■ Given exercise
Restate the whole of the material. Keep every word, and drop the pictures.

■ Excerpted records

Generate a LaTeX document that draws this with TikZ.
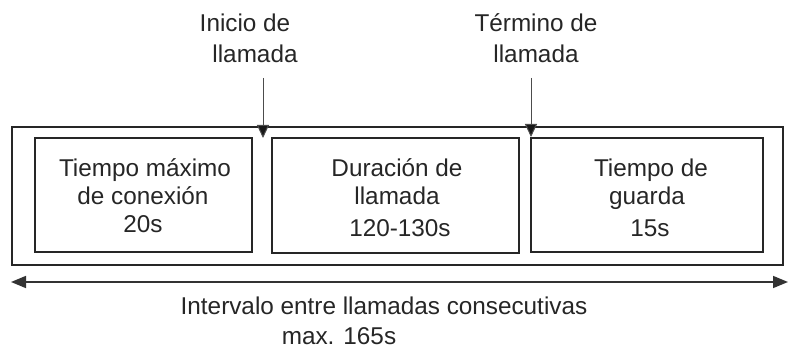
\documentclass[tikz,border=0pt]{standalone}
\usepackage{fontspec}
\setmainfont{Liberation Sans}
\usetikzlibrary{arrows.meta}
\begin{document}
\begin{tikzpicture}[x=1pt,y=-1pt,
  lbl/.style={anchor=base,inner sep=0pt,font=\fontsize{24.3}{28}\selectfont,text=black!85},
  frame/.style={draw=black!85,line width=2.2pt},
  inbox/.style={draw=black!85,line width=2pt},
  marker/.style={draw=black!70,line width=1pt,-{Triangle[length=13pt,width=12pt,fill=black!90]}},
  span/.style={draw=black!80,line width=1.6pt,{Triangle[length=15pt,width=12pt]}-{Triangle[length=15pt,width=12pt]}}]
\useasboundingbox (0,0) rectangle (788,352);
\fill[white] (0,0) rectangle (788,352);
% outer frame and boxes
\draw[frame] (12,127) rectangle (783,265);
\draw[inbox] (35,138) rectangle (252,252);
\draw[inbox] (272,138) rectangle (519,253);
\draw[inbox] (531,138) rectangle (763,252);
% box texts
\node[lbl] (b1a) at (145,177) {Tiempo máximo};
\node[lbl] (b1b) at (143,205) {de conexión};
\node[lbl] (b1c) at (143,233) {20s};
\node[lbl] (b2a) at (397,177) {Duración de};
\node[lbl] (b2b) at (397,205) {llamada};
\node[lbl] (b2c) at (400,237) {120-130s};
\node[lbl] (b3a) at (651,177) {Tiempo de};
\node[lbl] (b3b) at (647,205) {guarda};
\node[lbl] (b3c) at (650,237) {15s};
% top labels
\node[lbl] (ia) at (245,32) {Inicio de};
\node[lbl] (ib) at (255,63) {llamada};
\node[lbl] (ta) at (536,32) {Término de};
\node[lbl] (tb) at (536,63) {llamada};
\coordinate (is) at (263,78);
\coordinate (ie) at (263,138);
\coordinate (ts) at (531,78);
\coordinate (te) at (531,137);
\draw[marker] (is) -- (ie);
\draw[marker] (ts) -- (te);
% bottom span
\coordinate (sl) at (11,282);
\coordinate (sr) at (788,282);
\draw[span] (sl) -- (sr);
\node[lbl] (ia1) at (384,315) {Intervalo entre llamadas consecutivas};
\node[lbl] (ia2) at (339,345) {max. 165s};
\end{tikzpicture}
\end{document}
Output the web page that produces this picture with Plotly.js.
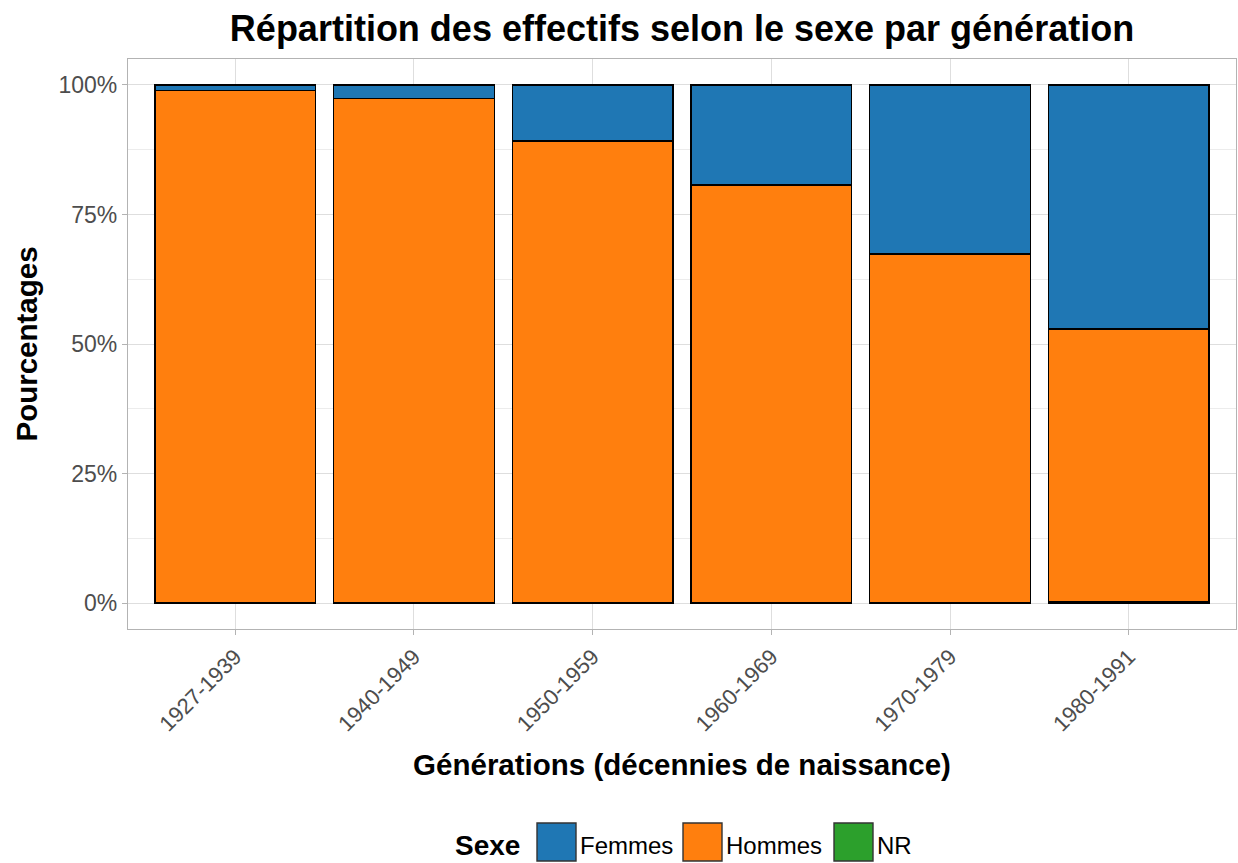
<!DOCTYPE html>
<html>
<head>
<meta charset="utf-8">
<script src="https://cdn.plot.ly/plotly-3.0.1.min.js"></script>
<style>html,body{margin:0;padding:0;background:#fff;}#chart{width:1238px;height:863px;}</style>
</head>
<body>
<div id="chart"></div>
<script>
// Data (proportions)
const generations = ["1927-1939", "1940-1949", "1950-1959", "1960-1969", "1970-1979", "1980-1991"];
const femmes = [0.011, 0.026, 0.108, 0.193, 0.326, 0.471];
const hommes = [0.989, 0.974, 0.892, 0.807, 0.674, 0.526];
const nr     = [0.000, 0.000, 0.000, 0.000, 0.000, 0.003];
const seriesNames = ["Femmes", "Hommes", "NR"];
const seriesColors = ["#1f77b4", "#ff7f0e", "#2ca02c"];
const yTickVals = [0, 0.25, 0.5, 0.75, 1];
const yTickText = ["0%", "25%", "50%", "75%", "100%"];

const FONT = "Liberation Sans, Arial, sans-serif";
const seriesValues = {Femmes: femmes, Hommes: hommes, NR: nr};

// stacking order bottom -> top: NR, Hommes, Femmes
const order = ["NR", "Hommes", "Femmes"];
const traces = order.map(name => ({
  type: "bar",
  name: name,
  x: generations,
  y: seriesValues[name],
  width: 0.9,
  marker: {color: seriesColors[seriesNames.indexOf(name)], line: {color: "#000000", width: 1.4}},
  showlegend: false,
  hovertemplate: name + ": %{y:.1%}<extra></extra>"
}));

// Plot area in pixels
const W = 1238, H = 863;
const L = 128, R = 1236, T = 59, B = 629;
const px = v => (v - L) / (R - L);
const py = v => (B - v) / (B - T);

// Custom legend (large keys as in the reference)
const shapes = [];
const annotations = [];
const legendKeys = [
  {name: "Femmes", x0: 537, x1: 576},
  {name: "Hommes", x0: 683, x1: 722},
  {name: "NR", x0: 834, x1: 873}
];
annotations.push({
  xref: "paper", yref: "paper", x: px(522), y: py(845), xanchor: "right", yanchor: "middle",
  text: "<b>Sexe</b>", showarrow: false, font: {family: FONT, size: 28, color: "#000"}
});
legendKeys.forEach(k => {
  const idx = seriesNames.indexOf(k.name);
  shapes.push({
    type: "rect", xref: "paper", yref: "paper",
    x0: px(k.x0), x1: px(k.x1), y0: py(823), y1: py(861),
    fillcolor: seriesColors[idx], line: {color: "#333333", width: 1.4}
  });
  annotations.push({
    xref: "paper", yref: "paper", x: px(k.x1 + 2), y: py(845), xanchor: "left", yanchor: "middle",
    text: k.name, showarrow: false, font: {family: FONT, size: 24, color: "#000"}
  });
});

const layout = {
  width: W, height: H,
  margin: {l: L, r: W - R, t: T, b: H - B, pad: 0},
  paper_bgcolor: "#ffffff",
  plot_bgcolor: "#ffffff",
  barmode: "stack",
  bargap: 0.1,
  font: {family: FONT},
  title: {
    text: "<b>Répartition des effectifs selon le sexe par génération</b>",
    font: {family: FONT, size: 36, color: "#000"},
    x: (L + R) / 2 / W, xanchor: "center", y: 1 - 28 / H, yanchor: "middle"
  },
  xaxis: {
    type: "category",
    range: [-0.6, 5.6],
    showline: true, linecolor: "#b3b3b3", linewidth: 1.2, mirror: true,
    showgrid: true, gridcolor: "#dedede", gridwidth: 1.2,
    ticks: "outside", ticklen: 5, tickcolor: "#b3b3b3", tickwidth: 1.2,
    tickangle: -45,
    tickfont: {family: FONT, size: 22, color: "#4d4d4d"},
    zeroline: false,
    title: {text: "<b>Générations (décennies de naissance)</b>", font: {family: FONT, size: 29.5, color: "#000"}, standoff: 19},
    automargin: false
  },
  yaxis: {
    range: [-0.05, 1.05],
    tickvals: yTickVals, ticktext: yTickText,
    showline: true, linecolor: "#b3b3b3", linewidth: 1.2, mirror: true,
    showgrid: true, gridcolor: "#dedede", gridwidth: 1.2,
    minor: {tickvals: [0.125, 0.375, 0.625, 0.875], showgrid: true, gridcolor: "#ececec", gridwidth: 1, ticks: ""},
    ticks: "outside", ticklen: 5, tickcolor: "#b3b3b3", tickwidth: 1.2,
    tickfont: {family: FONT, size: 23, color: "#4d4d4d"},
    zeroline: false,
    title: {text: "<b>Pourcentages</b>", font: {family: FONT, size: 29.5, color: "#000"}, standoff: 12},
    automargin: false
  },
  shapes: shapes,
  annotations: annotations
};

Plotly.newPlot("chart", traces, layout, {displayModeBar: false, responsive: false});
</script>
</body>
</html>
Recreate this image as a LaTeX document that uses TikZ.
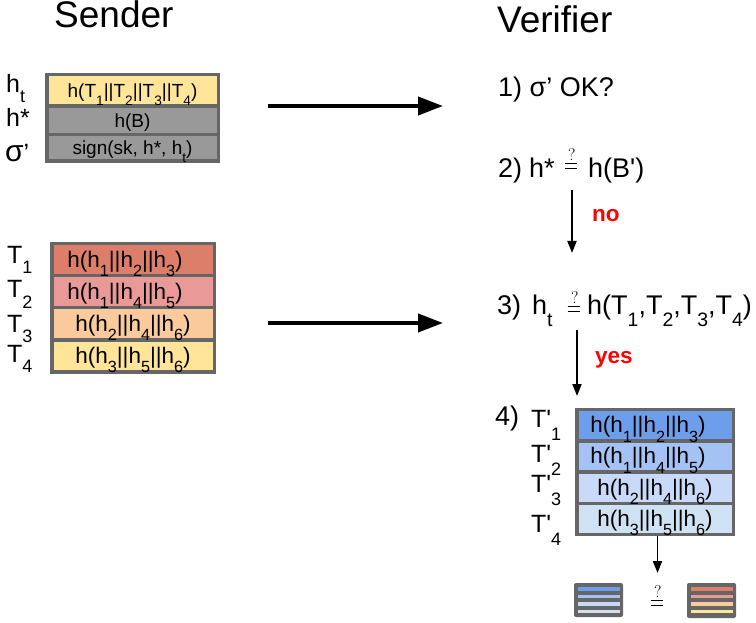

■ Correct result
Generate a LaTeX document that draws this with TikZ.
\documentclass[tikz,border=0pt]{standalone}
\usepackage{fontspec}
\setmainfont{Liberation Sans}
\usetikzlibrary{arrows.meta}
\begin{document}
\begin{tikzpicture}[x=1pt,y=-1pt,
  lbl/.style={anchor=base,inner sep=0pt,font=\fontsize{24.3}{28}\selectfont,text=black!85},
  frame/.style={draw=black!85,line width=2.2pt},
  inbox/.style={draw=black!85,line width=2pt},
  marker/.style={draw=black!70,line width=1pt,-{Triangle[length=13pt,width=12pt,fill=black!90]}},
  span/.style={draw=black!80,line width=1.6pt,{Triangle[length=15pt,width=12pt]}-{Triangle[length=15pt,width=12pt]}}]
\useasboundingbox (0,0) rectangle (788,352);
\fill[white] (0,0) rectangle (788,352);
% outer frame and boxes
\draw[frame] (12,127) rectangle (783,265);
\draw[inbox] (35,138) rectangle (252,252);
\draw[inbox] (272,138) rectangle (519,253);
\draw[inbox] (531,138) rectangle (763,252);
% box texts
\node[lbl] (b1a) at (145,177) {Tiempo máximo};
\node[lbl] (b1b) at (143,205) {de conexión};
\node[lbl] (b1c) at (143,233) {20s};
\node[lbl] (b2a) at (397,177) {Duración de};
\node[lbl] (b2b) at (397,205) {llamada};
\node[lbl] (b2c) at (400,237) {120-130s};
\node[lbl] (b3a) at (651,177) {Tiempo de};
\node[lbl] (b3b) at (647,205) {guarda};
\node[lbl] (b3c) at (650,237) {15s};
% top labels
\node[lbl] (ia) at (245,32) {Inicio de};
\node[lbl] (ib) at (255,63) {llamada};
\node[lbl] (ta) at (536,32) {Término de};
\node[lbl] (tb) at (536,63) {llamada};
\coordinate (is) at (263,78);
\coordinate (ie) at (263,138);
\coordinate (ts) at (531,78);
\coordinate (te) at (531,137);
\draw[marker] (is) -- (ie);
\draw[marker] (ts) -- (te);
% bottom span
\coordinate (sl) at (11,282);
\coordinate (sr) at (788,282);
\draw[span] (sl) -- (sr);
\node[lbl] (ia1) at (384,315) {Intervalo entre llamadas consecutivas};
\node[lbl] (ia2) at (339,345) {max. 165s};
\end{tikzpicture}
\end{document}
Output the web page that produces this picture with Plotly.js.
<!DOCTYPE html>
<html>
<head>
<meta charset="utf-8">
<script src="https://cdn.plot.ly/plotly-3.0.1.min.js"></script>
<style>html,body{margin:0;padding:0;background:#fff;}#chart{width:1238px;height:863px;}</style>
</head>
<body>
<div id="chart"></div>
<script>
// Data (proportions)
const generations = ["1927-1939", "1940-1949", "1950-1959", "1960-1969", "1970-1979", "1980-1991"];
const femmes = [0.011, 0.026, 0.108, 0.193, 0.326, 0.471];
const hommes = [0.989, 0.974, 0.892, 0.807, 0.674, 0.526];
const nr     = [0.000, 0.000, 0.000, 0.000, 0.000, 0.003];
const seriesNames = ["Femmes", "Hommes", "NR"];
const seriesColors = ["#1f77b4", "#ff7f0e", "#2ca02c"];
const yTickVals = [0, 0.25, 0.5, 0.75, 1];
const yTickText = ["0%", "25%", "50%", "75%", "100%"];

const FONT = "Liberation Sans, Arial, sans-serif";
const seriesValues = {Femmes: femmes, Hommes: hommes, NR: nr};

// stacking order bottom -> top: NR, Hommes, Femmes
const order = ["NR", "Hommes", "Femmes"];
const traces = order.map(name => ({
  type: "bar",
  name: name,
  x: generations,
  y: seriesValues[name],
  width: 0.9,
  marker: {color: seriesColors[seriesNames.indexOf(name)], line: {color: "#000000", width: 1.4}},
  showlegend: false,
  hovertemplate: name + ": %{y:.1%}<extra></extra>"
}));

// Plot area in pixels
const W = 1238, H = 863;
const L = 128, R = 1236, T = 59, B = 629;
const px = v => (v - L) / (R - L);
const py = v => (B - v) / (B - T);

// Custom legend (large keys as in the reference)
const shapes = [];
const annotations = [];
const legendKeys = [
  {name: "Femmes", x0: 537, x1: 576},
  {name: "Hommes", x0: 683, x1: 722},
  {name: "NR", x0: 834, x1: 873}
];
annotations.push({
  xref: "paper", yref: "paper", x: px(522), y: py(845), xanchor: "right", yanchor: "middle",
  text: "<b>Sexe</b>", showarrow: false, font: {family: FONT, size: 28, color: "#000"}
});
legendKeys.forEach(k => {
  const idx = seriesNames.indexOf(k.name);
  shapes.push({
    type: "rect", xref: "paper", yref: "paper",
    x0: px(k.x0), x1: px(k.x1), y0: py(823), y1: py(861),
    fillcolor: seriesColors[idx], line: {color: "#333333", width: 1.4}
  });
  annotations.push({
    xref: "paper", yref: "paper", x: px(k.x1 + 2), y: py(845), xanchor: "left", yanchor: "middle",
    text: k.name, showarrow: false, font: {family: FONT, size: 24, color: "#000"}
  });
});

const layout = {
  width: W, height: H,
  margin: {l: L, r: W - R, t: T, b: H - B, pad: 0},
  paper_bgcolor: "#ffffff",
  plot_bgcolor: "#ffffff",
  barmode: "stack",
  bargap: 0.1,
  font: {family: FONT},
  title: {
    text: "<b>Répartition des effectifs selon le sexe par génération</b>",
    font: {family: FONT, size: 36, color: "#000"},
    x: (L + R) / 2 / W, xanchor: "center", y: 1 - 28 / H, yanchor: "middle"
  },
  xaxis: {
    type: "category",
    range: [-0.6, 5.6],
    showline: true, linecolor: "#b3b3b3", linewidth: 1.2, mirror: true,
    showgrid: true, gridcolor: "#dedede", gridwidth: 1.2,
    ticks: "outside", ticklen: 5, tickcolor: "#b3b3b3", tickwidth: 1.2,
    tickangle: -45,
    tickfont: {family: FONT, size: 22, color: "#4d4d4d"},
    zeroline: false,
    title: {text: "<b>Générations (décennies de naissance)</b>", font: {family: FONT, size: 29.5, color: "#000"}, standoff: 19},
    automargin: false
  },
  yaxis: {
    range: [-0.05, 1.05],
    tickvals: yTickVals, ticktext: yTickText,
    showline: true, linecolor: "#b3b3b3", linewidth: 1.2, mirror: true,
    showgrid: true, gridcolor: "#dedede", gridwidth: 1.2,
    minor: {tickvals: [0.125, 0.375, 0.625, 0.875], showgrid: true, gridcolor: "#ececec", gridwidth: 1, ticks: ""},
    ticks: "outside", ticklen: 5, tickcolor: "#b3b3b3", tickwidth: 1.2,
    tickfont: {family: FONT, size: 23, color: "#4d4d4d"},
    zeroline: false,
    title: {text: "<b>Pourcentages</b>", font: {family: FONT, size: 29.5, color: "#000"}, standoff: 12},
    automargin: false
  },
  shapes: shapes,
  annotations: annotations
};

Plotly.newPlot("chart", traces, layout, {displayModeBar: false, responsive: false});
</script>
</body>
</html>
Recreate this image as a LaTeX document that uses TikZ.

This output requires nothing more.